Trabzon’un Akçaabat ilçesi Aydın Mahallesinde ikamet eden ve geçimini hayvancılıkla sağlayan Ali Kasap, Genç Çiftçi Proje kapsamında TİGEM’le anlaşmalı Tatar Çiftlik firmasına bir yıl önce sattığı 102 adet koyununun parasını hâlâ alamadı. Firma hakkında icra işlemi başlatan Kasap, “Devletin projesine inandım koyunlarımı sattım. Devlet eliyle 86 bin lira dolandırıldım. Zararımın giderilmesini istiyorum ama muhatap bulamıyorum.” dedi.

SIRRA KADEM BASTI

Konuyla ilgili hem Tarım ve Orman Bakanlığına hem de Çarşıbaşı İlçe Tarım ve Orman Müdürlüğüne şikayet dilekçesi vererek mağduriyetinin giderilmesini isteyen Kasap, “Genç Çiftçi Projesi kapsamında TİGEM’in açtığı ihaleyi Tatar Çiftlik isimli firma almıştı. Genç Çiftçi Projesi kapsamında TR61635186 nolu koyunculuk işletmemde 102 adet karayaka koyunumu TATAR Çiftlik Ltd. Şti.’ne sattım. Yapılan satıştan sonra TATAR Çiftlik İşletmesi ile devletimiz arasındaki (TİGEM: Tarım İşletmeleri Genel Müdürlüğü) sözleşme iptal edilmiş olup söz konusu işletmeden tarafıma hiçbir ödeme yapılmamıştır. Hem malımdan hem de paramdan oldum. Yapılan projenin devletin ve sizin güvencesinde olması en büyük garantimizdi. Ben koyunlarımı satmadan sadece iki gün önce TİGEM sözleşmeyi iptal etmiş. Bundan benim haberim olmadı. Nasıl olacaktı? Şu an ne malımı ne de paramı alamıyorum. Ekte banka dekontlarını sunduğum ve 11.12.2018 tarihinde teslim ettiğim koyunlarım için geçen süre zarfında koyunlardan olan 86 bin 700 liralık zararımın ve 8 bin lira tutarındaki avukat masraflarının karşılanmasını ve mağduriyetimin giderilmesi için gereğini arz ederim.” ifadelerine yer verdi.

KİME GÜVENELİM?

Kasap, yaklaşık bir yıldır mağduriyetinin giderilmesi için çalmadık kapı bırakmadığını belirterek, “Çok sayıda kurum ve kuruluşa dilekçe verdim. Hiçbirinden olumlu ya da olumsuz cevap alamadım.
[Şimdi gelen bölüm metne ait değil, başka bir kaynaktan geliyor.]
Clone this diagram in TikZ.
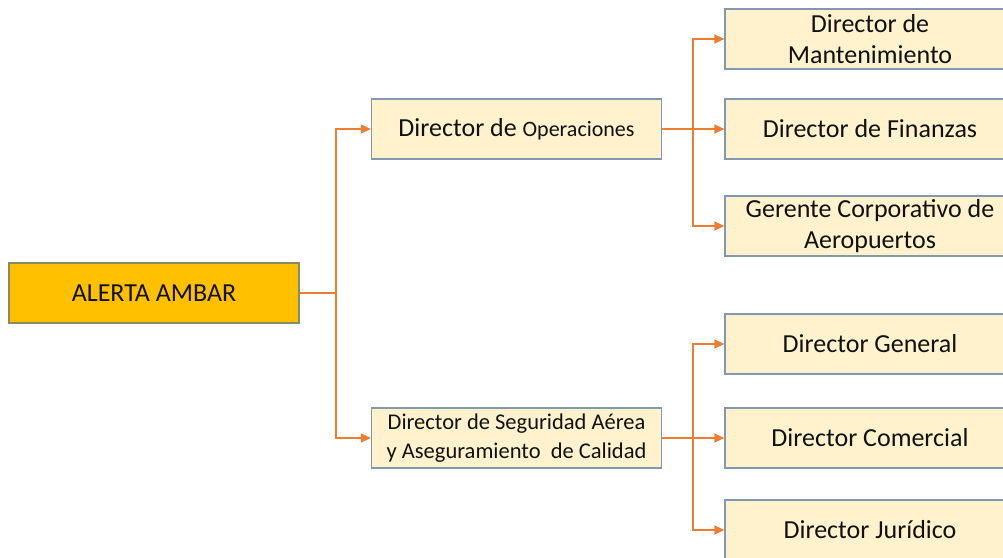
\documentclass[tikz,border=0pt]{standalone}
\usepackage{fontspec}
\setmainfont{Carlito}
\usepackage{xcolor}
\usetikzlibrary{arrows.meta}

\definecolor{ambar}{HTML}{FFC000}
\definecolor{ambarline}{HTML}{8A8A62}
\definecolor{crema}{HTML}{FFF2CC}
\definecolor{cremaline}{HTML}{8497B0}
\definecolor{naranja}{HTML}{ED7D31}
\definecolor{texto}{HTML}{111111}

\tikzset{
	caja/.style={rectangle, draw=cremaline, fill=crema, line width=1.2pt,
		minimum width=290pt, minimum height=60pt, inner sep=2pt, align=center,
		text=texto, font=\fontsize{26}{31}\selectfont},
	alerta/.style={caja, draw=ambarline, fill=ambar},
	enlace/.style={draw=naranja, line width=1.4pt},
	flecha/.style={enlace, -{Triangle[length=10pt,width=9pt]}}
}

\begin{document}
\begin{tikzpicture}[x=1pt,y=-1pt]
	\useasboundingbox (0,0) rectangle (1003,557);
	\clip (0,0) rectangle (1003,557);
	
	\node[alerta] (amb) at (154,293) {ALERTA AMBAR};
	
	\node[caja] (oper) at (516.5,129) {Director de {\fontsize{22}{26}\selectfont Operaciones}};
	\node[caja, font=\fontsize{22.5}{29}\selectfont] (segur) at (516.5,438) {Director\ de\ Seguridad\ Aérea\\y Aseguramiento\ \ de Calidad};
	
	\node[caja] (mant) at (870,39) {Director de\\Mantenimiento};
	\node[caja] (fin) at (870,129) {Director de Finanzas};
	\node[caja] (ger) at (870,226) {Gerente Corporativo de\\Aeropuertos};
	
	\node[caja] (gen) at (870,344) {Director General};
	\node[caja] (com) at (870,438) {Director Comercial};
	\node[caja] (jur) at (870,530) {Director Jurídico};
	
	% primer nivel
	\coordinate (j1) at (336,293);
	\draw[enlace] (amb) -- (j1);
	\foreach \n in {oper,segur}
		\draw[flecha] (j1) |- (\n);
	
	% segundo nivel
	\coordinate (j2) at (693,129);
	\draw[enlace] (oper) -- (j2);
	\foreach \n in {mant,fin,ger}
		\draw[flecha] (j2) |- (\n);
	
	\coordinate (j3) at (693,438);
	\draw[enlace] (segur) -- (j3);
	\foreach \n in {gen,com,jur}
		\draw[flecha] (j3) |- (\n);
\end{tikzpicture}
\end{document}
Firma hakkında icra işlemi başlattık ama oradan da bir şey çıkmadı. Tam bir Çiftlik Bank faciası gibi bir şey. Benim gibi bu bölgede 6-7 kişi daha bu şekilde mağdur. Firma sanki buharlaşıp uçtu. Firmanın ne tapusu ne de adresindeki bürosunda hiçbir şey bulunamadı. Bütün banka hesapları boşaltılmış. Borçlu şirketin TİGEM’den olan alacaklarına haciz konuldu. Ancak TİGEM’den gelen cevaplarda borçlu şirketin TİGEM’den olan alacaklarını ben koyunlarımı satmadan kısa bir süre önce Denizbank AŞ’ye temlik etmiş olduğu anlaşıldı. Ben devletime en çok güvenmemiz gereken kuruma sesleniyorum. Ben devlete güvenmeyeyim de kime güveneyim. Benim mağduriyetimi kim giderecek. Avrupa İnsan Hakları Mahkemesine mi gideyim? Sahi ben kimin vatandaşıyım?” şeklinde konuştu.